- [Material]

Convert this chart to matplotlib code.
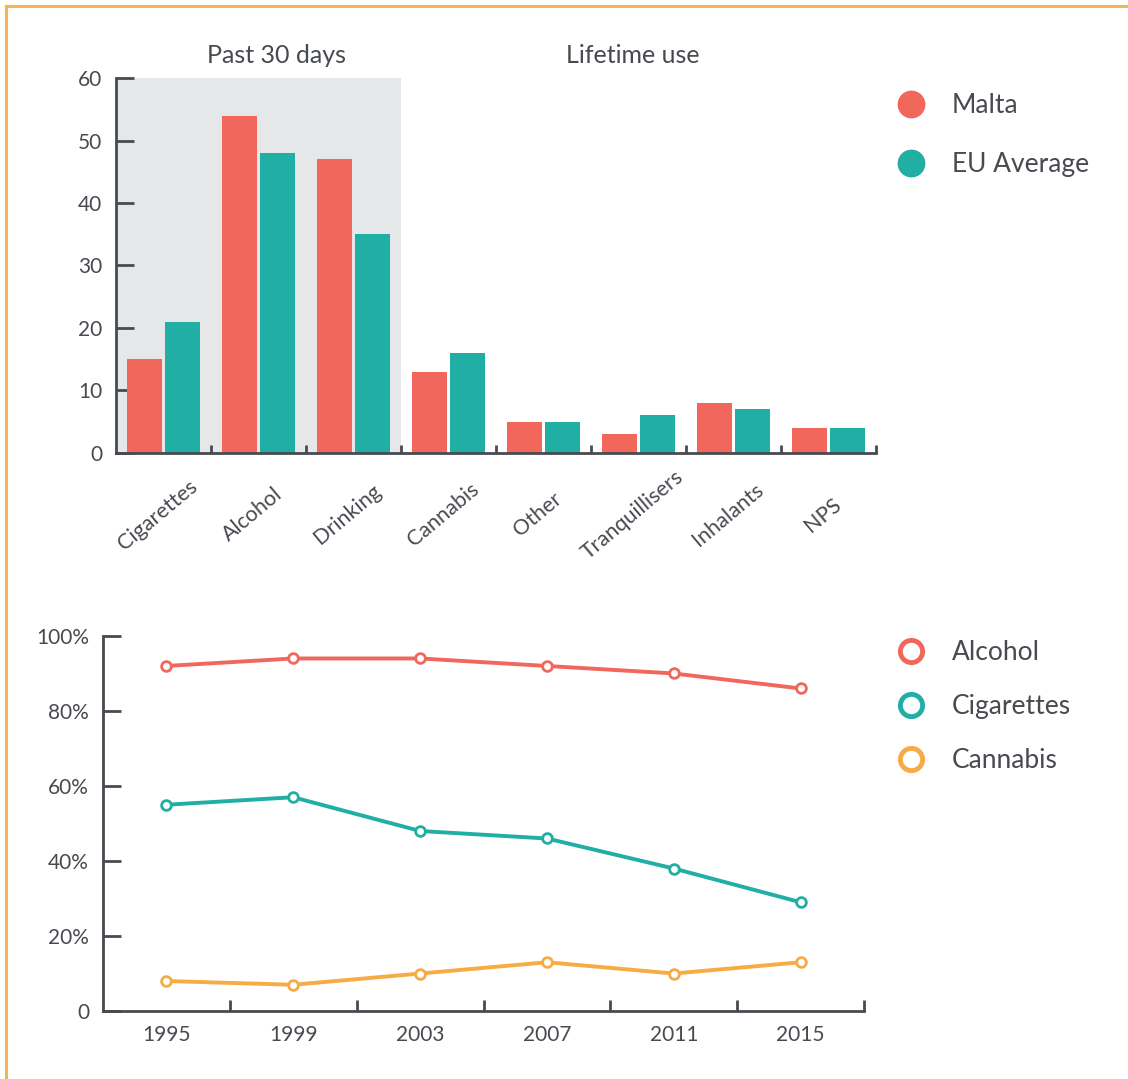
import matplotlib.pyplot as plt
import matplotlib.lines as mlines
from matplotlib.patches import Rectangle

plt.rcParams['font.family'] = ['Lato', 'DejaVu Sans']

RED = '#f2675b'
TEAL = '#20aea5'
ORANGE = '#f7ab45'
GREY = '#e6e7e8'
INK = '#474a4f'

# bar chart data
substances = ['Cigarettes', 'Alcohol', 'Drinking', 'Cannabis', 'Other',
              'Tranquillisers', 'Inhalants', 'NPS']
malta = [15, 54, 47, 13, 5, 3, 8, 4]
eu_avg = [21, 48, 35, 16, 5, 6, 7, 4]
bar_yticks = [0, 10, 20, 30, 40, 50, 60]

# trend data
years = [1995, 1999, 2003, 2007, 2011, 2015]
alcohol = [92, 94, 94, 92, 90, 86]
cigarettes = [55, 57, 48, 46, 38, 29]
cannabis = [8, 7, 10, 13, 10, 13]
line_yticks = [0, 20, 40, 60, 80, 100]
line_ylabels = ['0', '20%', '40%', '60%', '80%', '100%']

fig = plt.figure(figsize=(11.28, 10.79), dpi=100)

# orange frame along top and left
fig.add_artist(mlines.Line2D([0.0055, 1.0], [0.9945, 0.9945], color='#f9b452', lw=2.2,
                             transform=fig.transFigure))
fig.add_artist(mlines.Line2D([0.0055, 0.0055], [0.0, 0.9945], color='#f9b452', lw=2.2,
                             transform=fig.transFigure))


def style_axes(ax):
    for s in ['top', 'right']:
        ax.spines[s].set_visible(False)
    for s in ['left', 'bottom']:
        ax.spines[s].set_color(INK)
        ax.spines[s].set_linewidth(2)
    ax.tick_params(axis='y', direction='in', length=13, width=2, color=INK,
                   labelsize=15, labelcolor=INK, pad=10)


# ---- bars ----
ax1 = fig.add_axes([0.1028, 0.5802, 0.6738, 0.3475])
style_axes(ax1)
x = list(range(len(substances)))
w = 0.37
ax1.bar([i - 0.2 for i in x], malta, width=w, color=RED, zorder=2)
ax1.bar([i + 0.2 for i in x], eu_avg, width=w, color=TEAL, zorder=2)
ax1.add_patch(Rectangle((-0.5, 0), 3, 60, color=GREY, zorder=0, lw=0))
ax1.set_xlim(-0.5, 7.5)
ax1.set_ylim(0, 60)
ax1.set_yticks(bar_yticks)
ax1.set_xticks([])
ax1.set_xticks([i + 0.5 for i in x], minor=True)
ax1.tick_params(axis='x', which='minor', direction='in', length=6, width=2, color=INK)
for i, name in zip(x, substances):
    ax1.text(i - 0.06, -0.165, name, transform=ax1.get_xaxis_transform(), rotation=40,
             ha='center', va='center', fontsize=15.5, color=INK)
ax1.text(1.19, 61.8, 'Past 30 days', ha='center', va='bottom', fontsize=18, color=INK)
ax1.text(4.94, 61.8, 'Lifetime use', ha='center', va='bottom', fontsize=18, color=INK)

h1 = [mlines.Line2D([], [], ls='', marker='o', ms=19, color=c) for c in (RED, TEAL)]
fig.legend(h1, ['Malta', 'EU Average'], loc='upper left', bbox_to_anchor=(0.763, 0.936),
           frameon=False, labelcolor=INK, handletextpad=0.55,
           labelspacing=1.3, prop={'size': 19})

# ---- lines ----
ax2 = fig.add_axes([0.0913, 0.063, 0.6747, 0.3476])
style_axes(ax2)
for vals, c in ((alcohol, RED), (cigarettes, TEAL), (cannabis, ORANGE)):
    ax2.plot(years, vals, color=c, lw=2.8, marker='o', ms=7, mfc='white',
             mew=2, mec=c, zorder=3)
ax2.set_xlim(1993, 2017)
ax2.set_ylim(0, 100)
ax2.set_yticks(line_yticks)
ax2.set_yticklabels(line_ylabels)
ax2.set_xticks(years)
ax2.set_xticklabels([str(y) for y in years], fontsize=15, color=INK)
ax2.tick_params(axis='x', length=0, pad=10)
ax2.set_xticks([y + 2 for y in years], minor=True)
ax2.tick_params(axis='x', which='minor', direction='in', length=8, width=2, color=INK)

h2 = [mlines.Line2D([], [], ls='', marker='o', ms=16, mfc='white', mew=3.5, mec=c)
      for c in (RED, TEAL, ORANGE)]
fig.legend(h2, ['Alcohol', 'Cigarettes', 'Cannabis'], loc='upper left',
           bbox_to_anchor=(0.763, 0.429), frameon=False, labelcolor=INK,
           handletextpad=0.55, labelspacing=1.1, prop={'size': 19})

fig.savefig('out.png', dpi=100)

- [What the task requires] Everything from the first line of the listing above through the line that contains "fig = plt.figure(figsize=(11.28, 10.79), dpi=100)" is to be restated word for word, minus the pictures.

- [Finished exercise]
Convert this chart to matplotlib code.
import matplotlib.pyplot as plt
import matplotlib.lines as mlines
from matplotlib.patches import Rectangle

plt.rcParams['font.family'] = ['Lato', 'DejaVu Sans']

RED = '#f2675b'
TEAL = '#20aea5'
ORANGE = '#f7ab45'
GREY = '#e6e7e8'
INK = '#474a4f'

# bar chart data
substances = ['Cigarettes', 'Alcohol', 'Drinking', 'Cannabis', 'Other',
              'Tranquillisers', 'Inhalants', 'NPS']
malta = [15, 54, 47, 13, 5, 3, 8, 4]
eu_avg = [21, 48, 35, 16, 5, 6, 7, 4]
bar_yticks = [0, 10, 20, 30, 40, 50, 60]

# trend data
years = [1995, 1999, 2003, 2007, 2011, 2015]
alcohol = [92, 94, 94, 92, 90, 86]
cigarettes = [55, 57, 48, 46, 38, 29]
cannabis = [8, 7, 10, 13, 10, 13]
line_yticks = [0, 20, 40, 60, 80, 100]
line_ylabels = ['0', '20%', '40%', '60%', '80%', '100%']

fig = plt.figure(figsize=(11.28, 10.79), dpi=100)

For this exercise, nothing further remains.